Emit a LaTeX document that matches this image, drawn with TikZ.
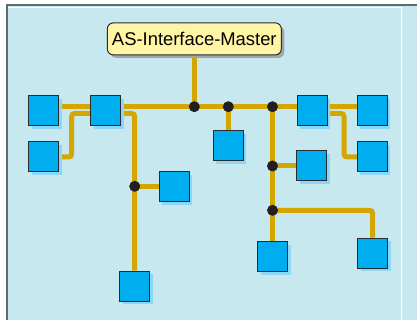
\documentclass[tikz,border=0pt]{standalone}
\usepackage{fontspec}
\setmainfont{Liberation Sans}
\usetikzlibrary{shadows}
\definecolor{bgblue}{RGB}{200,232,239}
\definecolor{framegray}{RGB}{100,104,108}
\definecolor{slavefill}{RGB}{0,174,239}
\definecolor{slaveshadow}{RGB}{140,214,246}
\definecolor{slaveedge}{RGB}{38,44,48}
\definecolor{wirecol}{RGB}{212,167,0}
\definecolor{dotcol}{RGB}{35,31,32}
\definecolor{masterfill}{RGB}{255,245,165}
\definecolor{mastershadow}{RGB}{160,166,170}
\pgfdeclarelayer{bg}
\pgfdeclarelayer{wires}
\pgfsetlayers{bg,wires,main}
\tikzset{
  slave/.style={draw=slaveedge, line width=1pt, fill=slavefill, minimum size=30pt, inner sep=0pt,
    drop shadow={shadow xshift=3pt, shadow yshift=-3pt, fill=slaveshadow, opacity=1}},
  junct/.style={circle, fill=dotcol, minimum size=11pt, inner sep=0pt},
  wire/.style={draw=wirecol, line width=5pt, rounded corners=3pt},
  masterbox/.style={draw=slaveedge, line width=1pt, fill=masterfill, rounded corners=6pt,
    minimum width=174pt, minimum height=32pt, inner sep=0pt,
    font=\fontsize{18.4}{20}\selectfont,
    drop shadow={shadow xshift=3pt, shadow yshift=-3pt, fill=mastershadow, opacity=1}}
}
\begin{document}
\begin{tikzpicture}[x=1pt,y=-1pt]
\useasboundingbox (0,0) rectangle (417,320);
\begin{pgfonlayer}{bg}
\fill[bgblue] (6,5) rectangle (417,320);
\draw[white, line width=1pt] (7.5,7.8) -- (401.5,7.8) -- (401.5,320);
\draw[framegray, line width=2pt] (6.5,320) -- (6.5,5.5) -- (417,5.5);
\end{pgfonlayer}

% master
\node[masterbox] (master) at (194.3,38.9) {AS-Interface-Master};

% slaves
\node[slave] (A) at (43.7,111) {};
\node[slave] (B) at (105.7,111) {};
\node[slave] (C) at (43.7,157) {};
\node[slave] (D) at (174,186.7) {};
\node[slave] (E) at (134.7,286) {};
\node[slave] (F) at (228.3,145.7) {};
\node[slave] (G) at (312,111) {};
\node[slave] (H) at (372.3,111) {};
\node[slave] (I) at (372.3,157) {};
\node[slave] (J) at (311.7,166) {};
\node[slave] (K) at (372.5,253) {};
\node[slave] (L) at (272.5,256.7) {};

% junctions
\node[junct] (j1) at (194.3,106.7) {};
\node[junct] (j2) at (228.3,106.7) {};
\node[junct] (j3) at (272.5,106.7) {};
\node[junct] (j4) at (134.7,186.3) {};
\node[junct] (j5) at (272.5,166) {};
\node[junct] (j6) at (272.5,210.3) {};

\coordinate (bl) at (71.7,113.5);
\coordinate (br) at (134.7,113.5);
\coordinate (gr) at (344,113.5);

\begin{pgfonlayer}{wires}
\draw[wire] (A.east |- j1) -- (H.west |- j1);
\draw[wire] (master.south) -- (j1.center);
\draw[wire] (j2.center) -- (F.north);
\draw[wire] (j3.center) -- (L.north);
\draw[wire] (j5.center) -- (J.west);
\draw[wire] (j6.center) -| (K.north);
\draw[wire] (j4.center) -- (D.west |- j4);
\draw[wire] (B.west |- bl) -| (C.east -| bl) -- (C.east);
\draw[wire] (B.east |- br) -| (E.north);
\draw[wire] (G.east |- gr) -| (I.west -| gr) -- (I.west);
\end{pgfonlayer}
\end{tikzpicture}
\end{document}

........

* **Set exercise**:
Starting at the top of the listing above, please restate word for word each line up to and including the one that holds "(L) at (272.5,256.7)", omitting every image.

* **Correct result**:
Emit a LaTeX document that matches this image, drawn with TikZ.
\documentclass[tikz,border=0pt]{standalone}
\usepackage{fontspec}
\setmainfont{Liberation Sans}
\usetikzlibrary{shadows}
\definecolor{bgblue}{RGB}{200,232,239}
\definecolor{framegray}{RGB}{100,104,108}
\definecolor{slavefill}{RGB}{0,174,239}
\definecolor{slaveshadow}{RGB}{140,214,246}
\definecolor{slaveedge}{RGB}{38,44,48}
\definecolor{wirecol}{RGB}{212,167,0}
\definecolor{dotcol}{RGB}{35,31,32}
\definecolor{masterfill}{RGB}{255,245,165}
\definecolor{mastershadow}{RGB}{160,166,170}
\pgfdeclarelayer{bg}
\pgfdeclarelayer{wires}
\pgfsetlayers{bg,wires,main}
\tikzset{
  slave/.style={draw=slaveedge, line width=1pt, fill=slavefill, minimum size=30pt, inner sep=0pt,
    drop shadow={shadow xshift=3pt, shadow yshift=-3pt, fill=slaveshadow, opacity=1}},
  junct/.style={circle, fill=dotcol, minimum size=11pt, inner sep=0pt},
  wire/.style={draw=wirecol, line width=5pt, rounded corners=3pt},
  masterbox/.style={draw=slaveedge, line width=1pt, fill=masterfill, rounded corners=6pt,
    minimum width=174pt, minimum height=32pt, inner sep=0pt,
    font=\fontsize{18.4}{20}\selectfont,
    drop shadow={shadow xshift=3pt, shadow yshift=-3pt, fill=mastershadow, opacity=1}}
}
\begin{document}
\begin{tikzpicture}[x=1pt,y=-1pt]
\useasboundingbox (0,0) rectangle (417,320);
\begin{pgfonlayer}{bg}
\fill[bgblue] (6,5) rectangle (417,320);
\draw[white, line width=1pt] (7.5,7.8) -- (401.5,7.8) -- (401.5,320);
\draw[framegray, line width=2pt] (6.5,320) -- (6.5,5.5) -- (417,5.5);
\end{pgfonlayer}

% master
\node[masterbox] (master) at (194.3,38.9) {AS-Interface-Master};

% slaves
\node[slave] (A) at (43.7,111) {};
\node[slave] (B) at (105.7,111) {};
\node[slave] (C) at (43.7,157) {};
\node[slave] (D) at (174,186.7) {};
\node[slave] (E) at (134.7,286) {};
\node[slave] (F) at (228.3,145.7) {};
\node[slave] (G) at (312,111) {};
\node[slave] (H) at (372.3,111) {};
\node[slave] (I) at (372.3,157) {};
\node[slave] (J) at (311.7,166) {};
\node[slave] (K) at (372.5,253) {};
\node[slave] (L) at (272.5,256.7) {};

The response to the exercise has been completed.